A blog devoted to exploring wines made from unusual grape varieties and/or grown in unfamiliar regions all over the world. All wines are purchased by me from shops in the Boston metro area or directly from wineries that I have visited. If a reviewed bottle is a free sample, that fact is acknowledged prior to the bottle's review. I do not receive any compensation from any of the wineries, wine shops or companies that I mention on the blog.

Tuesday, November 1, 2011

Marzemino - Garda, Lombardy, Italy

Let's go ahead and get this out of the way: yes, Marzemino was mentioned in Mozart's opera Don Giovanni.  Just before being sent to Hell, Don Giovanni says, "Versa il vino! Eccellente Marzemino!"  Which means something like, "Pour the wine!  Excellent Marzemino!"  Every single source that has anything to say about the grape relates that little vignette (including the blurb on the back of today's bottle), so in that grand tradition, there you go.  You have to wonder about a wine who's major claim to fame is a throwaway line in a 300 year old opera.  Marzemino is certainly not held in that kind of esteem these days, as the most enthusiasm that The Oxford Companion to Wine can muster is to call the grape "interesting," while Nicolas Belfrage (in his Barolo to Valpolicella), in a colossal feat of back-handed complimenting, says "there is no producer today, as far as I am aware, whose wine may be described as 'eccellente,' but then even a hamburger might be delicious if your next stop is Hell."  I happen to think that hamburgers are delicious in all sorts of circumstances, so I was very curious to check out Marzemino for myself.

Marzemino is a fairly old grape, known in northeastern Italy since at least the 16th Century.  It is thought to be native to this area, but solid evidence was lacking until recently (there's an alternate theory that it may originally be from around the Marzemin village in Austria, but I can't find any corroboration for that).  DNA testing has shown that Marzemino has a parent-offspring relationship with both Teroldego and Refosco dal Pedunculo Rosso, both of which are indigenous to northeastern Italy.  It is also a full sibling of Lagrein, meaning that both grapes share the same set of parents.  In my Refosco post, I was confused about the exact nature of the Marzemino-Refosco relationship, but a family tree on this page was most helpful in sorting that out.  What's going on is that Teroldego and an unidentified grape are the parents of both Marzemino and Lagrein, while Marzemino and another unidentified grape are the parents of Refosco.

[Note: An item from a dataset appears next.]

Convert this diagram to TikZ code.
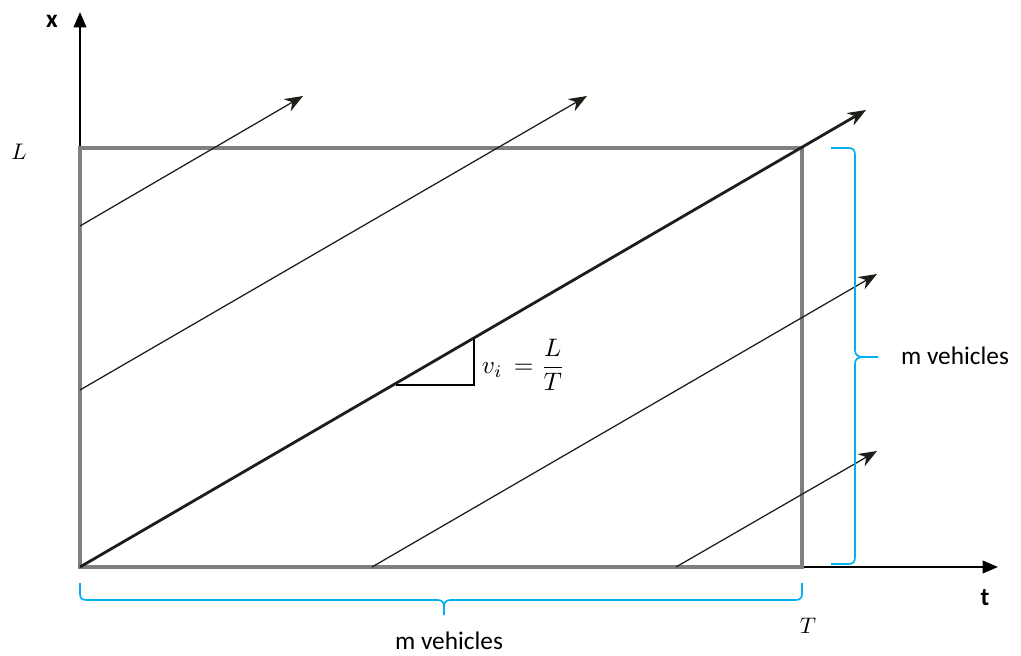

Marzemino can be a high yielding vine, which may explain why it is still around despite its many problems in the vineyard.  It ripens late, which can be an issue in the some of the cooler areas of northeastern Italy (and which may explain the high occurrence of grassy and herbaceous notes that litter many descriptions of wines made from the grape).  It is also highly susceptible to a large number of fungal diseases which can make it a challenge to grow in wetter regions.  Yield control and proper planting are needed to produce quality wines from the grape since, as mentioned above, it can yield very large crops and suffers badly if planted at very high densities.  All of this adds up to a very high maintenance vine for quality production.

As Mozart's mention of the grape indicates, there was a time when Marzemino was rather in fashion.  It was a big deal in Austria for awhile, and still enjoys a certain popularity there to this day, but on the whole, Marzemino's star has fallen in more recent centuries and the grape has become more of a local phenomenon than an international player.  These days, most Marzemino is grown in the Trentino region of Italy, though there are also plantings in Lombardia, Friulia and the Veneto.  There may well be plantings in other countries, but you'd be hard pressed to find a varietal Marzemino outside of northern Italy.

I was able to pick up a bottle of the 2009 Costaripa "Mazane"  Marzemino for about $20 from my friends at Curtis Liquors.  The wine is from the Garda DOC (named for Lake Garda) which straddles both the Veneto and Lombardia, but this estate is located in Brescia, which I believe is on the Lombardy side of the border.  All the grapes for this wine come from a single vineyard on the hillsides bordering Lake Garda.  The yields are kept low and the wine sees very little oak with most of it fermented and matured in stainless steel.  In the glass, the wine had a medium ruby color.  The nose was medium intensity with red cherry, strawberry and stewed raspberry fruit aromas.  On the palate the wine was medium bodied with fairly high acidity and medium tannins.  There were flavors of sour cherry and wild strawberry fruit with a touch of leather and a little funk on the finish.  If someone asked you to describe a typical Italian food wine, you'd probably come up with something that very closely resembled this. The fruit flavors here are straightforward without being Kool-Aid simple and there's just enough tannic grip and acidic bite to complement a wide variety of foods, but especially tomato sauce based foods.  You can drink this on its own, but you'll get so much more out of it with something on your plate.  It's definitely not the kind of bottle that I'd reach for before being sent to my ultimate demise, but it's nice and is especially worth checking out for Chianti fans.